Pour la brasserie Météor, le prix ne doit pas être le seul élément conditionnant le maintien du pouvoir d'achat — Photo : Brasserie Meteor

Météor : juste ce qu’il faut de transparence

Les entreprises plus importantes ne sont pas moins à la peine. La brasserie Météor (250 collaborateurs, CA stable en 2023, à 100 M€), qui en a pourtant vu d’autres en 383 années d’existence, reconnaît ainsi n’avoir que peu de leviers à actionner pour diminuer ses coûts et ses prix. "Toutes les économies réalisables ont déjà été faites. On ne peut pas arrêter de recruter par exemple ; nos entreprises ne sont pas surstaffées", note son dirigeant, Édouard Haag.
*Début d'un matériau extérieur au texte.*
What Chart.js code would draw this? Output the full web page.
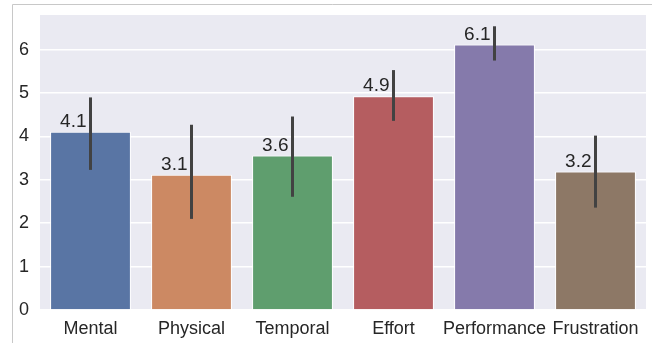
<!DOCTYPE html>
<html>
<head>
<meta charset="utf-8">
<script src="https://cdn.jsdelivr.net/npm/chart.js@4"></script>
<style>
  html, body { margin: 0; padding: 0; background: #ffffff; }
  canvas { display: block; }
</style>
</head>
<body>
<canvas id="chart" width="652" height="343"></canvas>
<script>
// Workload subscale scores: mean with confidence interval
const categories = ['Mental', 'Physical', 'Temporal', 'Effort', 'Performance', 'Frustration'];
const means = [4.11, 3.12, 3.56, 4.93, 6.12, 3.19];
const ciLow = [3.23, 2.10, 2.61, 4.36, 5.75, 2.36];
const ciHigh = [4.90, 4.27, 4.46, 5.53, 6.54, 4.02];
const yTicks = [0, 1, 2, 3, 4, 5, 6];

const barColors = ['#5975a4', '#cc8963', '#5f9e6e', '#b55d60', '#857aab', '#8d7866'];
const textColor = '#262626';
const fontFamily = '"Liberation Sans", Arial, sans-serif';

// Panel background, figure frame
const backdrop = {
  id: 'backdrop',
  beforeDraw(chart) {
    const { ctx, chartArea: a } = chart;
    ctx.save();
    ctx.fillStyle = '#eaeaf2';
    ctx.fillRect(a.left, a.top, a.right - a.left, a.bottom - a.top);
    ctx.strokeStyle = '#c8c8c8';
    ctx.lineWidth = 1;
    ctx.beginPath();
    ctx.moveTo(12.5, 343);
    ctx.lineTo(12.5, 4.5);
    ctx.lineTo(652, 4.5);
    ctx.stroke();
    ctx.restore();
  }
};

// Confidence interval lines and value labels
const errorBars = {
  id: 'errorBars',
  afterDatasetsDraw(chart) {
    const { ctx, scales } = chart;
    const meta = chart.getDatasetMeta(0);
    ctx.save();
    meta.data.forEach((bar, i) => {
      const x = bar.x;
      const y1 = scales.y.getPixelForValue(ciLow[i]);
      const y2 = scales.y.getPixelForValue(ciHigh[i]);
      ctx.strokeStyle = '#424242';
      ctx.lineWidth = 3;
      ctx.lineCap = 'butt';
      ctx.beginPath();
      ctx.moveTo(x, y1);
      ctx.lineTo(x, y2);
      ctx.stroke();

      const top = scales.y.getPixelForValue(means[i]);
      ctx.fillStyle = textColor;
      ctx.font = '19px ' + fontFamily;
      ctx.textAlign = 'right';
      ctx.textBaseline = 'alphabetic';
      ctx.fillText(means[i].toFixed(1), x - 4, top - 5);
    });
    ctx.restore();
  }
};

new Chart(document.getElementById('chart'), {
  type: 'bar',
  data: {
    labels: categories,
    datasets: [{
      data: means,
      backgroundColor: barColors,
      borderColor: '#ffffff',
      borderWidth: 1,
      barPercentage: 0.8,
      categoryPercentage: 1.0
    }]
  },
  options: {
    responsive: false,
    animation: false,
    layout: { padding: { top: 15, right: 6, left: 0, bottom: 0 } },
    plugins: {
      legend: { display: false },
      tooltip: { enabled: false }
    },
    scales: {
      x: {
        grid: { display: false, drawTicks: false },
        border: { display: false },
        ticks: {
          color: textColor,
          font: { family: fontFamily, size: 18 },
          autoSkip: false,
          maxRotation: 0,
          minRotation: 0,
          padding: 8
        },
        afterFit(scale) {
          scale.height = 33;
          scale.paddingLeft = 0;
          scale.paddingRight = 0;
        }
      },
      y: {
        min: 0,
        max: 6.8,
        grid: { color: '#ffffff', lineWidth: 1.5, drawTicks: false, tickLength: 0 },
        border: { display: false },
        ticks: {
          color: textColor,
          font: { family: fontFamily, size: 18 },
          padding: 11,
          stepSize: 1
        },
        afterBuildTicks(scale) {
          scale.ticks = yTicks.map(v => ({ value: v }));
        },
        afterFit(scale) {
          scale.width = 40;
          scale.paddingTop = 0;
          scale.paddingBottom = 0;
        }
      }
    }
  },
  plugins: [backdrop, errorBars]
});
</script>
</body>
</html>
Les premières démarches engagées par la PME familiale pour répondre à la demande de baisse des prix émise par le gouvernement auront été de mettre la pression sur ses propres fournisseurs, voir d’en changer, en modifiant le type de consommable, comme le format des bouteilles par exemple. "Mais il ne faut pas donner l’illusion qu’on peut du jour au lendemain baisser nos tarifs parce que nos propres intrants auraient baissé. Il y a énormément d’inertie dans le système. Pour nous, ces baisses n’auront sans doute pas lieu avant 2024", rappelle le dirigeant.

Edouard Haag, président de la brasserie Météor — Photo : Naohiro Ninomiya

Fait totalement exceptionnel, l’entreprise a pu négocier deux hausses de tarif avec les acteurs de la grande distribution sur les douze derniers mois : une première de 3 %, en juillet 2022, puis des augmentations de 15 à 20 % au printemps dernier. À chaque fois cependant, la brasserie a dû justifier ces hausses – tout en exigeant la même chose de ses fournisseurs - ; il lui a fallu pour cela jouer la transparence, parfois facture à l’appui. Les débats se sont globalement déroulés de manière apaisée, "mais il reste très difficile de parler de relations équilibrées avec la grande distribution, regrette Édouard Haag. Là où, dans certains pays, la différenciation se fait sur d’autres éléments que le prix, ce dernier est le seul étalon qui compte en France. Or, en parlant de pouvoir d’achat par le prix et non par le salaire, on oublie que nos salariés sont aussi des consommateurs. C’est un cercle vicieux très dangereux".

En privilégiant l'approvisionnement local, Alain Trautmann, le dirigeant d'Alélor, a propulsé ses moutardes en tête de gondole — Photo : Julie Giorgi

La solution : jouer local

Un cercle vicieux que l’association régionale des industries agroalimentaires cherche depuis longtemps à briser, en jouant notamment sur l’ancrage local. Comme le révélait en début d’année la société d’étude de marché IRI (désormais Circana), l’Alsace est aujourd’hui championne du consommer local. Les marques régionales entretiennent ainsi un lien privilégié avec les consommateurs, qui permet d’atténuer en partie l’effet de la hausse des prix sur la consommation. Au-delà, développer le sourcing local peut se révéler payant, notamment pour sécuriser ses approvisionnements.

L’an passé, pendant plusieurs semaines, l’alsacien Alélor (20 collaborateurs, 3,50 M€ de chiffre d’affaires avant la crise, 7 M€ attendus en 2023) aura ainsi été le seul fabricant de moutarde français à pouvoir approvisionner le marché de la grande distribution. "Notre rapport avec la grande distribution s’est inversé du fait de cette pénurie. Cette crise a permis à Alélor, qui auparavant ne pesait que 2 à 3 % du rayon moutarde, d’émerger et de proposer ses produits, avec la réserve que nous avions en termes de personnel, de machines et de ressources. On n’a pas eu de souci d’approvisionnement de graine. Il fallait la payer quatre fois le prix, mais nous avons fait ce pari-là pour continuer à servir le marché et découvrir d’autres marchés en Alsace et dans la proche périphérie. Cela nous a permis de créer de nouvelles recettes et de faire de nouveaux adeptes parmi les consommateurs. Aujourd’hui, nous sommes contents de sortir de cette crise par le haut", note ainsi son dirigeant, Alain Trautmann.

La centaine d’industriels de l’Aria défend aujourd’hui un juste équilibre de la chaîne de valeurs à tous les niveaux (agriculture, transformation, distribution) pour proposer les produits au consommateur "de manière normale et décente".